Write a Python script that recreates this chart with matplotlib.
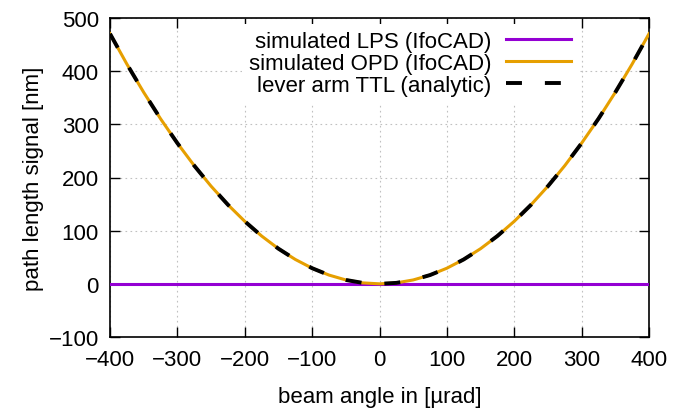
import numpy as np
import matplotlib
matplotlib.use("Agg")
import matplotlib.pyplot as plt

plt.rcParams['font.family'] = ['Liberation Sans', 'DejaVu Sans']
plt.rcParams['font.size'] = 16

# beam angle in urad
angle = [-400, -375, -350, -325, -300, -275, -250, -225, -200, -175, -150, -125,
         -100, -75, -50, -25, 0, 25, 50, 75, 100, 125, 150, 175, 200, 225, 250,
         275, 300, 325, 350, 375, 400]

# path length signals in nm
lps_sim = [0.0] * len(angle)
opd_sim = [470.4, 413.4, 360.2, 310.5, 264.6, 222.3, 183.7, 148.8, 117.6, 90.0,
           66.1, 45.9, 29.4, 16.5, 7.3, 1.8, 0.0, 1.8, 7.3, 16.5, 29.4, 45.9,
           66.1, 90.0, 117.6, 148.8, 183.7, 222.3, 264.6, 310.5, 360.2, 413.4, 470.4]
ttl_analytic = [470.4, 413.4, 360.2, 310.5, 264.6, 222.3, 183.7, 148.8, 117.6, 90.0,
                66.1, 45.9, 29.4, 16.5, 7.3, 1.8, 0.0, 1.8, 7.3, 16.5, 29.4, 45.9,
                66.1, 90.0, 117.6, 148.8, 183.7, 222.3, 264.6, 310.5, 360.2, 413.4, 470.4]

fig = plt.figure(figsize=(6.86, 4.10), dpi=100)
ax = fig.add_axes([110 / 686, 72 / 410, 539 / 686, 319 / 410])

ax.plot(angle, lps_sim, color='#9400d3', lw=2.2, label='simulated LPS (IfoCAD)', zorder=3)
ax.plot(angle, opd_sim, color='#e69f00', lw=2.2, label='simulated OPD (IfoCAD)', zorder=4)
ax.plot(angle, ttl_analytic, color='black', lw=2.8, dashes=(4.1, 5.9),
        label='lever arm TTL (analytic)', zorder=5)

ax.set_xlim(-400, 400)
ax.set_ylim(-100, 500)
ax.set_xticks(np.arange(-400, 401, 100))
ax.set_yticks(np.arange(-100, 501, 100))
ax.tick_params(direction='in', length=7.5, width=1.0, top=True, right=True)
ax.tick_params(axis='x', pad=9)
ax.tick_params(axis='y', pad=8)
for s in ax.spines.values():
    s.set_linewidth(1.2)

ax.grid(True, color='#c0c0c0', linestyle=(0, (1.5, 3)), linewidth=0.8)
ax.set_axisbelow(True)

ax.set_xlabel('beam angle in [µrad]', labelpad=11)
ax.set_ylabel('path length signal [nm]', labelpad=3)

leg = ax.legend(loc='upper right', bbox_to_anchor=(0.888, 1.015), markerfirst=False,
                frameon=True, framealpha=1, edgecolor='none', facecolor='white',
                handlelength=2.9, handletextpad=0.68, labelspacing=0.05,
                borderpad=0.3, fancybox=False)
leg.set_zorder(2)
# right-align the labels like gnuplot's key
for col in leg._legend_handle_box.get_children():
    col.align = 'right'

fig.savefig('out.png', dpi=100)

○ ○ ○ ○

§ **Your task**: Write out exactly the lines between the start of the data and the line with "label='lever arm TTL", including both, but none of the pictures.

§ **Full answer**:
Write a Python script that recreates this chart with matplotlib.
import numpy as np
import matplotlib
matplotlib.use("Agg")
import matplotlib.pyplot as plt

plt.rcParams['font.family'] = ['Liberation Sans', 'DejaVu Sans']
plt.rcParams['font.size'] = 16

# beam angle in urad
angle = [-400, -375, -350, -325, -300, -275, -250, -225, -200, -175, -150, -125,
         -100, -75, -50, -25, 0, 25, 50, 75, 100, 125, 150, 175, 200, 225, 250,
         275, 300, 325, 350, 375, 400]

# path length signals in nm
lps_sim = [0.0] * len(angle)
opd_sim = [470.4, 413.4, 360.2, 310.5, 264.6, 222.3, 183.7, 148.8, 117.6, 90.0,
           66.1, 45.9, 29.4, 16.5, 7.3, 1.8, 0.0, 1.8, 7.3, 16.5, 29.4, 45.9,
           66.1, 90.0, 117.6, 148.8, 183.7, 222.3, 264.6, 310.5, 360.2, 413.4, 470.4]
ttl_analytic = [470.4, 413.4, 360.2, 310.5, 264.6, 222.3, 183.7, 148.8, 117.6, 90.0,
                66.1, 45.9, 29.4, 16.5, 7.3, 1.8, 0.0, 1.8, 7.3, 16.5, 29.4, 45.9,
                66.1, 90.0, 117.6, 148.8, 183.7, 222.3, 264.6, 310.5, 360.2, 413.4, 470.4]

fig = plt.figure(figsize=(6.86, 4.10), dpi=100)
ax = fig.add_axes([110 / 686, 72 / 410, 539 / 686, 319 / 410])

ax.plot(angle, lps_sim, color='#9400d3', lw=2.2, label='simulated LPS (IfoCAD)', zorder=3)
ax.plot(angle, opd_sim, color='#e69f00', lw=2.2, label='simulated OPD (IfoCAD)', zorder=4)
ax.plot(angle, ttl_analytic, color='black', lw=2.8, dashes=(4.1, 5.9),
        label='lever arm TTL (analytic)', zorder=5)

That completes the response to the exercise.